Chase sighed. “The Tyrant King isn’t so powerful after all, is he?” He stood silently beside the rex with his cap off and his head bowed.
“What’s the matter?” Kit asked, seeing the regret in his face.
“It doesn’t matter how fierce a carnivore seems in life,” he said. “They all look pathetic when they’re dead.”
“Death is a part of life,” Ogilvey asserted.
“Yeah, but this time the bullets are mine. I’m supposed the one who saves carnivores, not kills them. I feel like one of those gun-happy yayhoos that shoot my wolves.”
“On the other hand,” Ogilvey rejoined as he measured the length of a tooth with his thumb and forefinger, “you had a good reason to shoot, or Kit wouldn’t be with us right now.”
Chase nodded in agreement. “If it comes to that, I’d kill a hundred tyrannosaurs.”
“That’s the spirit!” Ogilvey exclaimed. “But it won’t come to that, because we’ll soon have countermeasures to keep rexes at bay. Kra fighting machines can control them as Gar demonstrated so well with the utahraptors.
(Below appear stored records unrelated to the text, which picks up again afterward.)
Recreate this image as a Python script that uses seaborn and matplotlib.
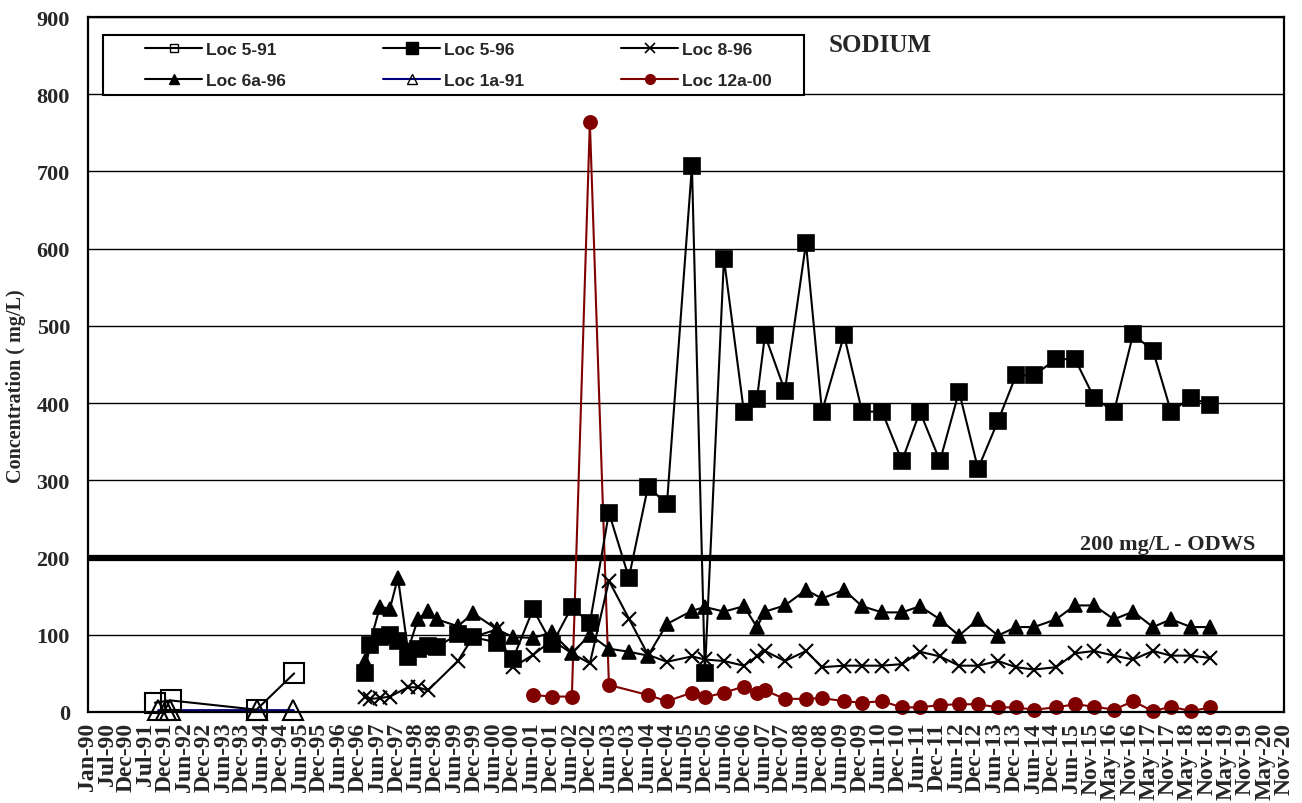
import numpy as np
import pandas as pd
import matplotlib
matplotlib.use("Agg")
import matplotlib.pyplot as plt
import matplotlib.dates as mdates
from matplotlib.lines import Line2D
from matplotlib.patches import Rectangle
import seaborn as sns

# ---- data (mg/L) ----
dates_5_91 = ["1991-09-24", "1992-02-20", "1994-05-10", "1995-04-30"]
loc_5_91 = [12, 15, 3, 50]

dates_1a_91 = ["1991-10-22", "1992-01-06", "1992-02-13", "1994-05-14", "1995-04-18"]
loc_1a_91 = [2, 2, 2, 2, 2]

dates_96 = [
    "1997-02-26", "1997-04-14", "1997-07-17", "1997-10-20", "1998-01-03",
    "1998-04-08", "1998-07-10", "1998-10-13", "1999-01-06", "1999-07-23",
    "1999-12-12", "2000-07-26", "2000-12-24", "2001-07-01", "2001-12-27",
    "2002-07-02", "2002-12-19", "2003-06-17", "2003-12-22", "2004-06-20",
    "2004-12-15", "2005-08-08", "2005-12-08", "2006-06-06", "2006-12-11",
    "2007-04-13", "2007-06-28", "2008-01-02", "2008-07-19", "2008-12-17",
    "2009-07-13", "2009-12-30", "2010-07-07", "2011-01-11", "2011-06-29",
    "2012-01-04", "2012-07-02", "2012-12-28", "2013-07-05", "2013-12-22",
    "2014-06-10", "2015-01-03", "2015-07-01", "2015-12-28", "2016-07-03",
    "2016-12-30", "2017-07-06", "2017-12-23", "2018-06-30", "2018-12-26",
]
loc_5_96 = [51, 87, 97, 100, 92, 71, 82, 85, 84, 101,
            97, 90, 69, 133, 88, 136, 115, 258, 174, 292,
            269, 707, 50, 587, 389, 405, 488, 416, 607, 389,
            488, 389, 389, 325, 389, 325, 415, 315, 377, 436,
            436, 457, 457, 407, 389, 489, 468, 389, 407, 398]
loc_6a_96 = [66, None, 136, 134, 174, 80, 120, 131, 120, 111,
             128, 107, 97, 96, 103, 76, 100, 82, 78, 73,
             114, 131, 136, 130, 137, 110, 130, 138, 158, 147,
             158, 137, 129, 129, 137, 120, 99, 120, 99, 110,
             110, 120, 138, 138, 120, 130, 110, 120, 110, 110]
loc_8_96 = [19, 17, 18, 20, None, 32, 32, 28, None, 66,
            97, 107, 58, 74, 93, 76, 63, 170, 121, 74,
            65, 72, 68, 66, 60, 72, 79, 66, 79, 58,
            60, 60, 60, 62, 78, 72, 60, 60, 66, 58,
            55, 58, 76, 79, 73, 68, 79, 73, 73, 70]
loc_12a_00 = [None] * 13 + [
    22, 20, 20, 764, 35, None, 22, 14, 25, 19,
    25, 33, 25, 28, 17, 17, 18, 14, 12, 14,
    6, 6, 9, 10, 10, 6, 6, 3, 6, 10,
    7, 3, 14, 1, 7, 1, 6]

odws_limit = 200

sns.set_style("white")
plt.rcParams["font.family"] = ["Liberation Serif", "DejaVu Serif"]

fig = plt.figure(figsize=(13.02, 8.04), dpi=100)
ax = fig.add_axes([88 / 1302, 91 / 804, 1196 / 1302, 695 / 804])

dark_red = "#800000"
navy = "#000080"


def draw_series(dates, values, color, marker, ms, mfc, mec, mew=1.2, lw=1.5):
    df = pd.DataFrame({"date": pd.to_datetime(dates), "value": values}).dropna()
    sns.lineplot(data=df, x="date", y="value", ax=ax, color=color, marker=marker,
                 markersize=ms, markerfacecolor=mfc, markeredgecolor=mec,
                 markeredgewidth=mew, linewidth=lw, estimator=None, sort=False,
                 clip_on=False)


draw_series(dates_96, loc_12a_00, dark_red, "o", 9.5, dark_red, dark_red)
draw_series(dates_1a_91, loc_1a_91, navy, "^", 14, "none", "black", mew=1.5, lw=2)
draw_series(dates_5_91, loc_5_91, "black", "s", 14, "none", "black", mew=1.5)
draw_series(dates_96, loc_8_96, "black", "x", 10, "black", "black", mew=1.5)
draw_series(dates_96, loc_6a_96, "black", "^", 10.5, "black", "black")
draw_series(dates_96, loc_5_96, "black", "s", 11, "black", "black")

ax.axhline(odws_limit, color="black", lw=4.5, zorder=1.5)

# axes
start = pd.Timestamp("1990-01-01")
ticks = [start + pd.Timedelta(days=182 * i) for i in range(63)]
ax.set_xlim(ticks[0], ticks[-1])
ax.set_xticks(ticks)
ax.xaxis.set_major_formatter(mdates.DateFormatter("%b-%y"))
ax.set_ylim(0, 900)
ax.set_yticks(np.arange(0, 901, 100))
ax.yaxis.grid(True, color="black", lw=1)
ax.xaxis.grid(False)
ax.set_axisbelow(True)

for lab in ax.get_xticklabels():
    lab.set_rotation(90)
    lab.set_fontsize(17)
    lab.set_fontweight("bold")
for lab in ax.get_yticklabels():
    lab.set_fontsize(16)
    lab.set_fontweight("bold")
ax.tick_params(axis="both", direction="out", length=5, width=1.2, color="black")
ax.tick_params(axis="x", pad=2)
ax.tick_params(axis="y", pad=8)

for sp in ax.spines.values():
    sp.set_color("black")
    sp.set_linewidth(1.6)

ax.set_xlabel("")
ax.set_ylabel("Concentration ( mg/L)", fontsize=14.5, fontweight="bold")
ax.yaxis.set_label_coords(-0.0515, 0.47)

# legend
ax.add_patch(Rectangle((0.0125, 0.888), 0.586, 0.086, transform=ax.transAxes,
                       facecolor="white", edgecolor="black", lw=1.5, zorder=5))
handles = [
    Line2D([], [], color="black", marker="s", ms=6, mfc="none", mec="black", lw=1.5),
    Line2D([], [], color="black", marker="^", ms=7, mfc="black", mec="black", lw=1.5),
    Line2D([], [], color="black", marker="s", ms=8, mfc="black", mec="black", lw=1.5),
    Line2D([], [], color=navy, marker="^", ms=7, mfc="none", mec="black", lw=1.5),
    Line2D([], [], color="black", marker="x", ms=7, mec="black", mew=1.2, lw=1.5),
    Line2D([], [], color=dark_red, marker="o", ms=7, mfc=dark_red, mec=dark_red, lw=1.5),
]
labels = ["Loc 5-91", "Loc 6a-96", "Loc 5-96", "Loc 1a-91", "Loc 8-96", "Loc 12a-00"]
leg = ax.legend(handles, labels, ncol=3, loc="upper left", bbox_to_anchor=(0.0375, 0.982),
                frameon=False, handlelength=3.3, handletextpad=0.2, columnspacing=5.6,
                labelspacing=0.95, borderpad=0.2,
                prop={"family": "Liberation Sans", "weight": "bold", "size": 12.5})
leg.set_zorder(6)

ax.text(0.619, 0.96, "SODIUM", transform=ax.transAxes, ha="left", va="center",
        fontsize=18, fontweight="bold", zorder=7)
ax.text(0.976, 0.242, "200 mg/L - ODWS", transform=ax.transAxes, ha="right", va="center",
        fontsize=16, fontweight="bold", zorder=7)

fig.savefig("out.png", dpi=100)
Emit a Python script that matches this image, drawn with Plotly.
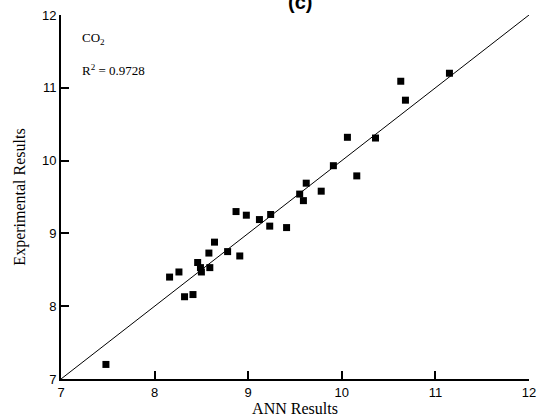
import plotly.graph_objects as go

ann_results = [7.48, 8.16, 8.26, 8.32, 8.41, 8.46, 8.49, 8.50, 8.59, 8.58, 8.64, 8.78, 8.91,
               8.87, 8.98, 9.12, 9.23, 9.24, 9.41, 9.55, 9.59, 9.62, 9.78, 9.91, 10.16,
               10.06, 10.36, 10.63, 10.68, 11.15]
exp_results = [7.20, 8.40, 8.47, 8.13, 8.16, 8.60, 8.53, 8.47, 8.53, 8.73, 8.88, 8.75, 8.69,
               9.30, 9.25, 9.19, 9.10, 9.26, 9.08, 9.54, 9.45, 9.69, 9.58, 9.93, 9.79,
               10.32, 10.31, 11.09, 10.83, 11.20]
diag = [7, 12]
axis_range = [7, 12]

fig = go.Figure()
fig.add_trace(go.Scatter(x=diag, y=diag, mode="lines",
                         line=dict(color="black", width=1), showlegend=False))
fig.add_trace(go.Scatter(x=ann_results, y=exp_results, mode="markers",
                         marker=dict(symbol="square", size=7, color="black"),
                         showlegend=False, cliponaxis=False))

axis_common = dict(
    showline=True, linecolor="black", linewidth=2,
    showgrid=False, zeroline=False,
    dtick=1,
    ticks="inside", ticklen=8, tickwidth=2, tickcolor="black",
    tickfont=dict(family="Liberation Sans, Arial", size=13, color="black"),
    range=axis_range,
)

fig.update_layout(
    width=541, height=417,
    margin=dict(l=61, r=12, t=15, b=38, autoexpand=False),
    paper_bgcolor="white", plot_bgcolor="white",
    xaxis=dict(**axis_common,
               title=dict(text="ANN Results", standoff=0,
                          font=dict(family="Liberation Serif, Times New Roman", size=16, color="black"))),
    yaxis=dict(**axis_common,
               title=dict(text="Experimental Results", standoff=12,
                          font=dict(family="Liberation Serif, Times New Roman", size=16, color="black"))),
    annotations=[
        dict(text="CO<sub>2</sub>", xref="paper", yref="paper", x=0.04, y=0.935,
             xanchor="left", yanchor="middle", showarrow=False,
             font=dict(family="Liberation Serif, Times New Roman", size=13, color="black")),
        dict(text="R<sup>2</sup> = 0.9728", xref="paper", yref="paper", x=0.04, y=0.85,
             xanchor="left", yanchor="middle", showarrow=False,
             font=dict(family="Liberation Serif, Times New Roman", size=13, color="black")),
        dict(text="<b>(c)</b>", xref="paper", yref="paper", x=0.51, y=1.0, yshift=13,
             xanchor="center", yanchor="middle", showarrow=False,
             font=dict(family="Liberation Sans, Arial", size=20, color="black")),
    ],
)

fig.write_html("out.html", config={"displayModeBar": False},
               post_script="document.body.style.margin='0';document.body.style.padding='0';document.body.style.overflow='hidden';")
The electric bolt.”
“Don’t forget Rufus,” Kit added. “He and Henrietta make pretty good watchdogs.”
“Watch-ducks,” Ogilvey chuckled. “Furthermore, in the fall the rexes will follow the plant eaters down to the Gulf Coast. You’ll be free of them for the winter, although the Texans may have some issues. Sounds like a negotiation for a species-reintroduction specialist, wouldn’t you agree, Chase?”
“I hadn’t given it much thought,” Chase replied, “but it is the same job I’ve been doing, isn’t it?”
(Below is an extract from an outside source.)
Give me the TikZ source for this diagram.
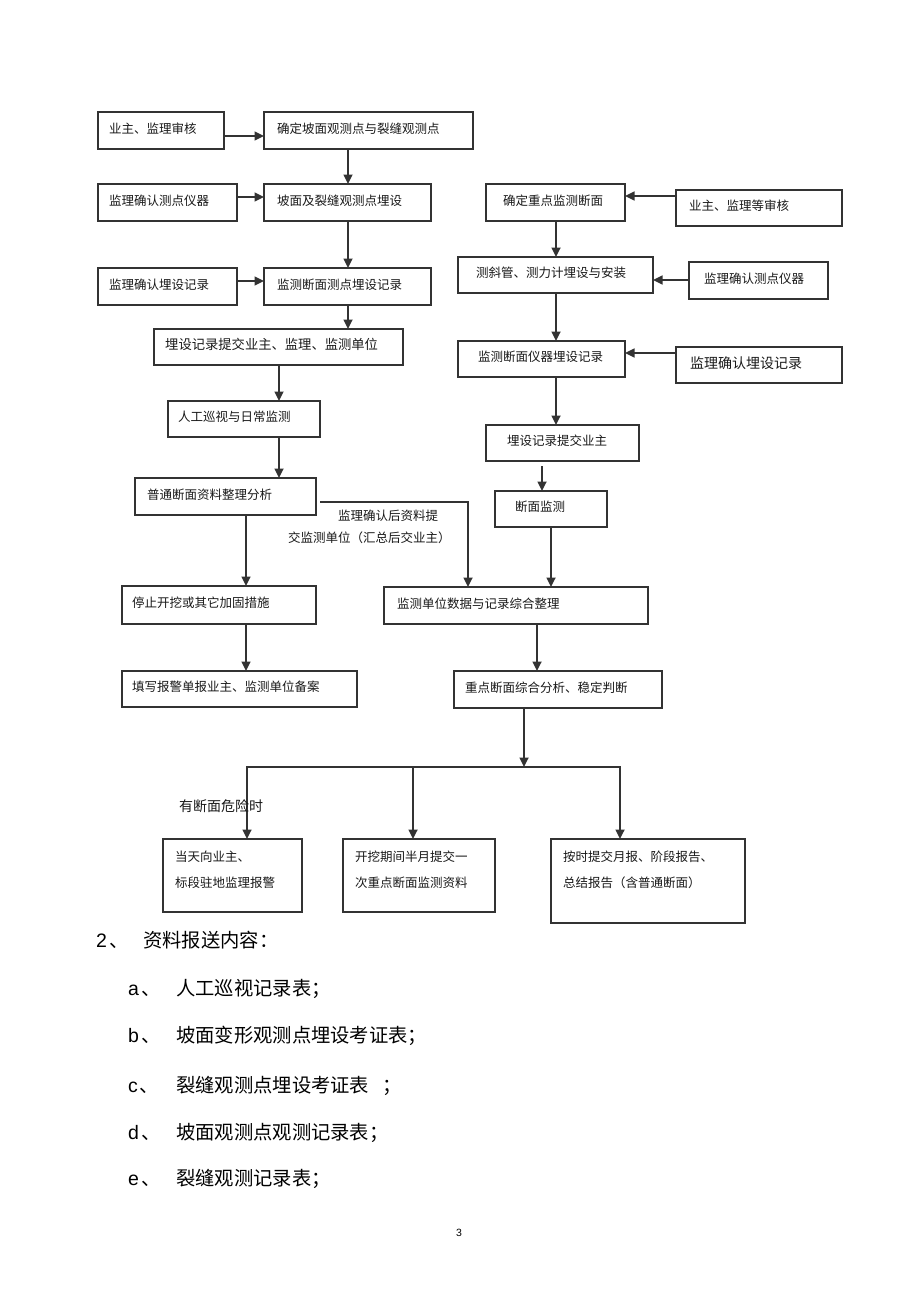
\documentclass[tikz,border=0pt]{standalone}
\usepackage{fontspec}
\newfontfamily\cjk{Noto Sans CJK SC}
\newfontfamily\lat{Liberation Sans}
\usetikzlibrary{arrows.meta,calc}
\newcommand\mybox[8][yshift=2pt]{%
  \pgfmathsetmacro\myBW{#5-#3}%
  \pgfmathsetmacro\myBH{#6-#4}%
  \node[box, minimum width=\myBW pt, minimum height=\myBH pt,
        label={[lbl, xshift=#7pt, #1]#8}] (#2) at (#3,#4) {};}
\begin{document}
\begin{tikzpicture}[x=1pt,y=-1pt,
  box/.style={draw=black!80, line width=1.5pt, rectangle, anchor=north west, inner sep=0pt, outer sep=0pt},
  lbl/.style={anchor=west, inner sep=0pt, font=\fontsize{12.5}{15}\cjk, text=black!90},
  arr/.style={draw=black!80, line width=1.7pt, -{Triangle[length=9.5pt,width=9pt]}},
  ln/.style={draw=black!80, line width=1.7pt},
  big/.style={anchor=base west, inner sep=0pt, font=\fontsize{19.3}{22}\cjk, text=black},
  latn/.style={anchor=base west, inner sep=0pt, font=\fontsize{19.5}{22}\lat, text=black},
  tbox/.style={anchor=north west, yshift=-12pt, align=left, font=\fontsize{12.5}{26}\cjk},
  ]
\useasboundingbox[fill=white] (0,0) rectangle (920,1303);

% left column
\mybox{L1}{98}{112}{224}{149}{11}{west:业主、监理审核}
\mybox{C1}{264}{112}{473}{149}{13}{west:确定坡面观测点与裂缝观测点}
\mybox{L2}{98}{184}{237}{221}{11}{west:监理确认测点仪器}
\mybox{C2}{264}{184}{431}{221}{13}{west:坡面及裂缝观测点埋设}
\mybox{L3}{98}{268}{237}{305}{11}{west:监理确认埋设记录}
\mybox{C3}{264}{268}{431}{305}{13}{west:监测断面测点埋设记录}
\mybox[yshift=3pt,font=\fontsize{13.3}{15}\cjk]{C4}{154}{329}{403}{365}{11}{west:埋设记录提交业主、监理、监测单位}
\mybox{C5}{168}{401}{320}{437}{10}{west:人工巡视与日常监测}
\mybox{C6}{135}{478}{316}{515}{12}{west:普通断面资料整理分析}
\mybox{C7}{122}{586}{316}{624}{10}{west:停止开挖或其它加固措施}
\mybox{C8}{122}{671}{357}{707}{10}{west:填写报警单报业主、监测单位备案}

% right column
\mybox{R1}{486}{184}{625}{221}{17}{west:确定重点监测断面}
\mybox{RR1}{676}{190}{842}{226}{13}{west:业主、监理等审核}
\mybox{R2}{458}{257}{653}{293}{18}{west:测斜管、测力计埋设与安装}
\mybox{RR2}{689}{262}{828}{299}{15}{west:监理确认测点仪器}
\mybox{R3}{458}{341}{625}{377}{20}{west:监测断面仪器埋设记录}
\mybox[yshift=2pt,font=\fontsize{14}{16}\cjk]{RR3}{676}{347}{842}{383}{14}{west:监理确认埋设记录}
\mybox{R4}{486}{425}{639}{461}{21}{west:埋设记录提交业主}
\mybox{R5}{495}{491}{607}{527}{20}{west:断面监测}
\mybox{R6}{384}{587}{648}{624}{13}{west:监测单位数据与记录综合整理}
\mybox{R7}{454}{671}{662}{708}{11}{west:重点断面综合分析、稳定判断}

% bottom boxes
\mybox[tbox]{B1}{163}{839}{302}{912}{12}{north west:当天向业主、\\标段驻地监理报警}
\mybox[tbox]{B2}{343}{839}{495}{912}{12}{north west:开挖期间半月提交一\\次重点断面监测资料}
\mybox[tbox]{B3}{551}{839}{745}{923}{12}{north west:按时提交月报、阶段报告、\\总结报告（含普通断面）}

% column coordinates
\coordinate (xa) at (348,0);
\coordinate (xb) at (279,0);
\coordinate (xc) at (246,0);
\coordinate (xd) at (556,0);
\coordinate (xe) at (542,0);
\coordinate (xf) at (551,0);
\coordinate (xg) at (537,0);
\coordinate (xh) at (468,0);
\coordinate (J1) at (247,767);
\coordinate (J2) at (413,767);
\coordinate (J)  at (524,767);
\coordinate (J3) at (620,767);

% left connectors
\draw[arr] ([yshift=-5.5pt]L1.east) -- ([yshift=-5.5pt]C1.west);
\draw[arr] ([yshift=5.5pt]L2.east) -- ([yshift=5.5pt]C2.west);
\draw[arr] ([yshift=5.5pt]L3.east) -- ([yshift=5.5pt]C3.west);
\draw[arr] (C1.south -| xa) -- (C2.north -| xa);
\draw[arr] (C2.south -| xa) -- (C3.north -| xa);
\draw[arr] (C3.south -| xa) -- (C4.north -| xa);
\draw[arr] (C4.south -| xb) -- (C5.north -| xb);
\draw[arr] (C5.south -| xb) -- (C6.north -| xb);
\draw[arr] (C6.south -| xc) -- (C7.north -| xc);
\draw[arr] (C7.south -| xc) -- (C8.north -| xc);
\coordinate (c6r) at ([xshift=4pt,yshift=-5.5pt]C6.east);
\draw[arr] (c6r) -| (R6.north -| xh);

% right connectors
\coordinate (rr1) at ([yshift=12pt]RR1.west);
\draw[arr] (rr1) -- (rr1 -| R1.east);
\coordinate (rr2) at ([yshift=0.5pt]RR2.west);
\draw[arr] (rr2) -- (rr2 -| R2.east);
\coordinate (rr3) at ([yshift=12pt]RR3.west);
\draw[arr] (rr3) -- (rr3 -| R3.east);
\draw[arr] (R1.south -| xd) -- (R2.north -| xd);
\draw[arr] (R2.south -| xd) -- (R3.north -| xd);
\draw[arr] (R3.south -| xd) -- (R4.north -| xd);
\coordinate (r4b) at ([yshift=-5pt]R4.south);
\draw[arr] (r4b -| xe) -- (R5.north -| xe);
\draw[arr] (R5.south -| xf) -- (R6.north -| xf);
\draw[arr] (R6.south -| xg) -- (R7.north -| xg);
\draw[arr] (R7.south -| J) -- (J);
\draw[arr] (J2) -- (J1) -- (B1.north -| J1);
\draw[arr] (J2) -- (B2.north -| J2);
\draw[arr] (J2) -- (J3) -- (B3.north -| J3);

% free labels
\node[lbl] (t1) at (338,516) {监理确认后资料提};
\node[lbl] (t2) at (288,538) {交监测单位（汇总后交业主）};
\node[lbl, font=\fontsize{14}{16}\cjk] (t3) at (179,806) {有断面危险时};

% list below
\node[latn] (n2) at (96,947) {2\kern2pt{\cjk\fontsize{19.3}{22}\selectfont 、}};
\node[big] (s2) at (143,947) {资料报送内容：};
\node[latn] (na) at (128,995) {a\kern2pt{\cjk\fontsize{19.3}{22}\selectfont 、}};
\node[big] (sa) at (176,995) {人工巡视记录表；};
\node[latn] (nb) at (128,1042) {b\kern2pt{\cjk\fontsize{19.3}{22}\selectfont 、}};
\node[big] (sb) at (176,1042) {坡面变形观测点埋设考证表；};
\node[latn] (nc) at (128,1092) {c\kern2pt{\cjk\fontsize{19.3}{22}\selectfont 、}};
\node[big] (sc) at (176,1092) {裂缝观测点埋设考证表\hspace{13pt}；};
\node[latn] (nd) at (128,1139) {d\kern2pt{\cjk\fontsize{19.3}{22}\selectfont 、}};
\node[big] (sd) at (176,1139) {坡面观测点观测记录表；};
\node[latn] (ne) at (128,1185) {e\kern2pt{\cjk\fontsize{19.3}{22}\selectfont 、}};
\node[big] (se) at (176,1185) {裂缝观测记录表；};
\node[anchor=base west, inner sep=0pt, font=\fontsize{10.5}{12}\lat] (pg) at (456,1236) {3};
\end{tikzpicture}
\end{document}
“Now, as to this fellow,” Ogilvey went on, running his hand along the stiff tan-and-brown striped feathers that ridged the back of the rex’s neck, “there’s the little matter of preservation. In a few weeks, the crows and coyotes will leave nothing but bones. Then gnawing rodents, rain and sun will crumble even those. Given enough time, every trace of this magnificent specimen will be lost—unless someone collects it for a museum. Any suggestions as to whom that might be, Kit?”
“Who would do that?” Kit asked without much thought. And then her face lit up. “Oh!” she exclaimed. “I would!”
“Yes, yes, my dear,” said the paleontologist. “It is my hope that as society—human-and-Kra-society—gets back on its feet, you will be able to start an undergraduate paleontology project with this specimen. I would be proud to be your faculty advisor. Let me suggest a thesis title: Collecting and Mounting the First One-Hundred-Percent Complete Tyrannosaurus Skeleton. How does that sound? Past generations of paleontologists only dreamed of such a thing. I tell you Kit, it’s the dawn of a new age in paleontology and we’re at the forefront!”